Als die Messdiener:innen ihren Platz im Altarraum erreicht haben, beginnt Agbo, der optisch an den US-amerikanischen Sänger John Legend erinnert, mit der Zeremonie. Was die Liturgie angeht, gibt es keinen Unterschied zu deutschen Katholiken. Predigt, Glaubensbekenntnis („I believe in God“), Kollekte, Vater unser („Our Father“), Heilige Kommunion. Die Stimmung, die in dem Oberbilker Gotteshaus sonntags um 15 Uhr herrscht, unterscheidet sich allerdings gewaltig von dem, was man hierzulande kennt. Während es bei den Deutschen eher leise und getragen zugeht, feiert die nigerianische Gemeinde begeistert mit. Das fängt damit an, dass sie den Großteil der Messe über steht, nur selten kniet oder sitzt. Sitzend lässt es sich schließlich schlecht tanzen! Lieder werden eher geschmettert als geflüstert, ab und zu fliegen Arme in die Luft. Zephilinus befeuert das Ganze zusätzlich, indem er – ähnlich wie ein Torwart im Stadion – die Gemeinde motiviert. „Praise the Lord“ ruft er ihnen zu, „Look at somebody and smile“ oder „Let us do something for the Lord“. Die Gläubigen tun, wie ihnen geheißen und klatschen in die Hände. Es ist also nicht nur der Lord, der gefeiert wird. Sondern auch jeder und jede einzelne Gläubige.

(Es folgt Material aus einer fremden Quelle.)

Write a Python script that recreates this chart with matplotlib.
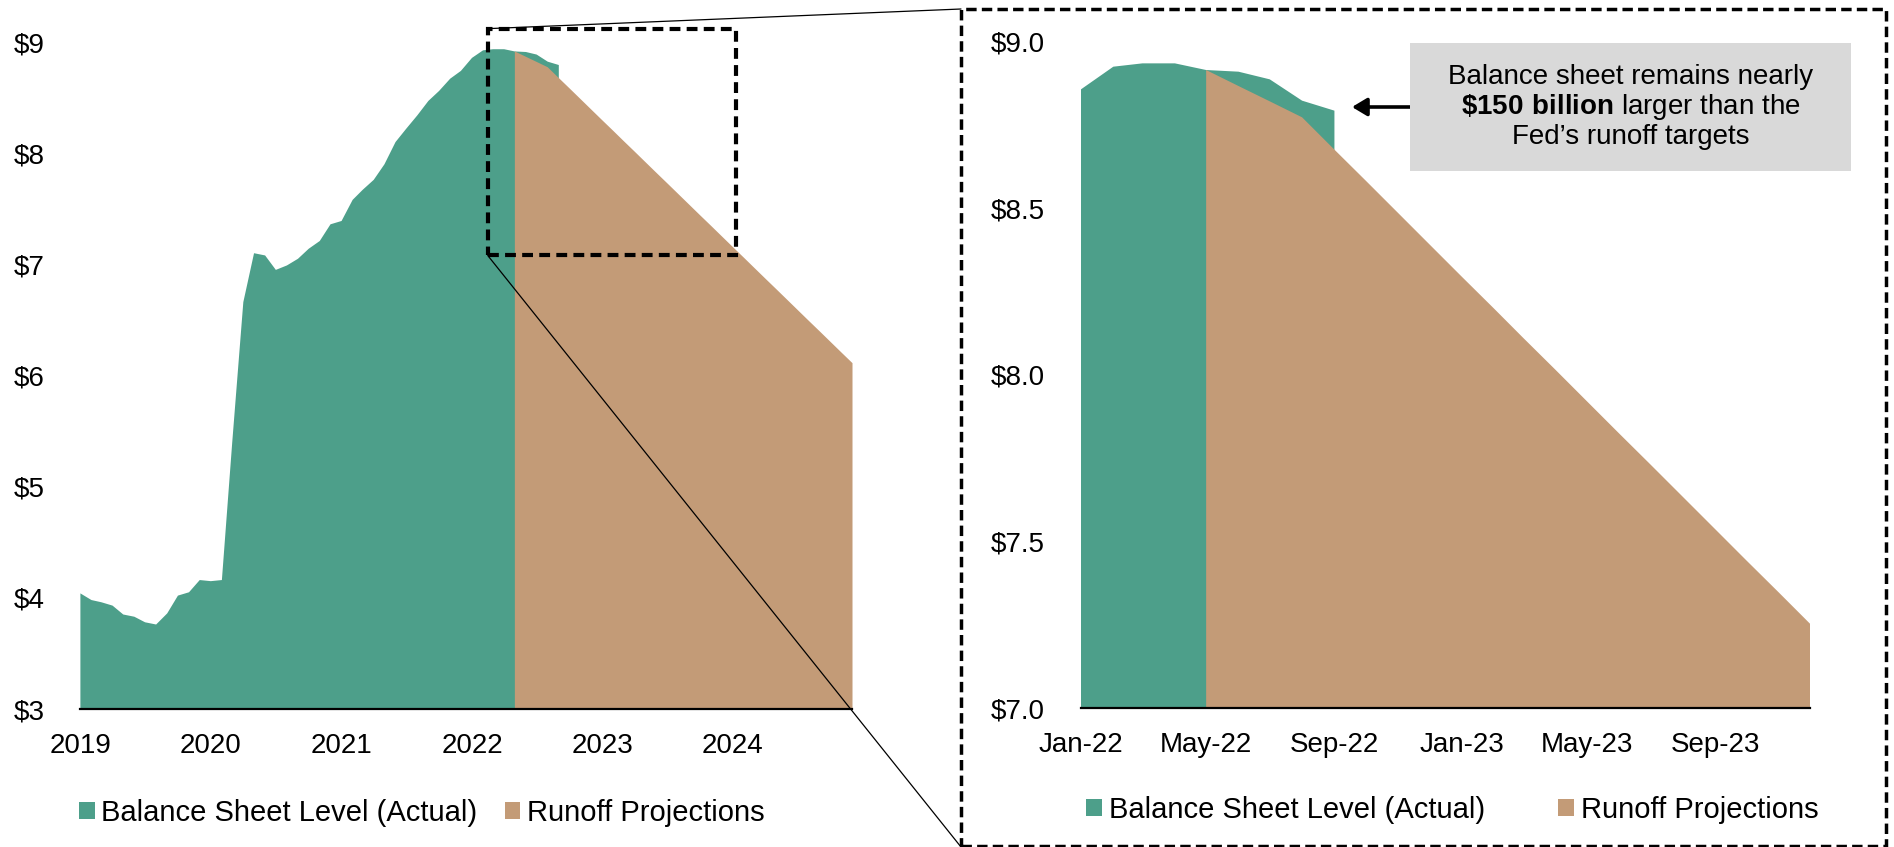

Vorsängerin, Foto: Markus Luigs

Das Singen, in deutschen Messen oft nicht mehr als ein flüsterndes Murmeln, ist hier eher ein Rufen. Untermalt wird es nicht von der Kirchenorgel, sondern von einem E-Piano, das in der vordersten Kirchenbank steht. In manchen Phasen kommen auch afrikanische Trommeln wie Ichaka, Ekwe, Ogene oder Udu zum Einsatz. Zusätzlich haben einige Gemeindemitglieder Rhythmusinstrumente mitgebracht. Kleine Rasseln, metallene Gefäße, auf die mit einem Holz geschlagen wird. Entsprechend hoch ist der Lärmpegel. Er erinnert an ein volles Fußballstadion. Oder eine Silvesterparty um 0 Uhr.

Die Messe dauert ungefähr 90 Minuten. Dann kehrt wieder Ruhe ein. Es ist ein bisschen so, als sei ein Hurricane über Oberbilk gefegt. Ein Hurricane des Glaubens. Ein Hurricane der Lebensfreude. Für die Messebesucher:innen ist der Nachmittag noch nicht zu Ende. Mit Schüsseln und Töpfen voller Reis, gebratenen Kochbananen, Puten- und Hähnchenfleisch, Muffins und vielem mehr geht es in den nahen IHZ-Park, wo gemeinsam gegessen wird. Der informelle Austausch nach dem Gottesdienst „ist den Gemeindemitgliedern sehr wichtig“, hatte Kaplan Agbo erklärt. Während im IHZ-Park also mutmaßlich Jubel, Trubel, Heiterkeit herrscht, liegt St. Josef nunmehr still da. Vorübergehend jedenfalls. Bis zum nächsten Sonntagnachmittag.

Die Messe der nigerianischen Gemeinde Düsseldorf findet jeden Sonntag um 15 Uhr in St. Josef statt. Gäste sind herzlich willkommen.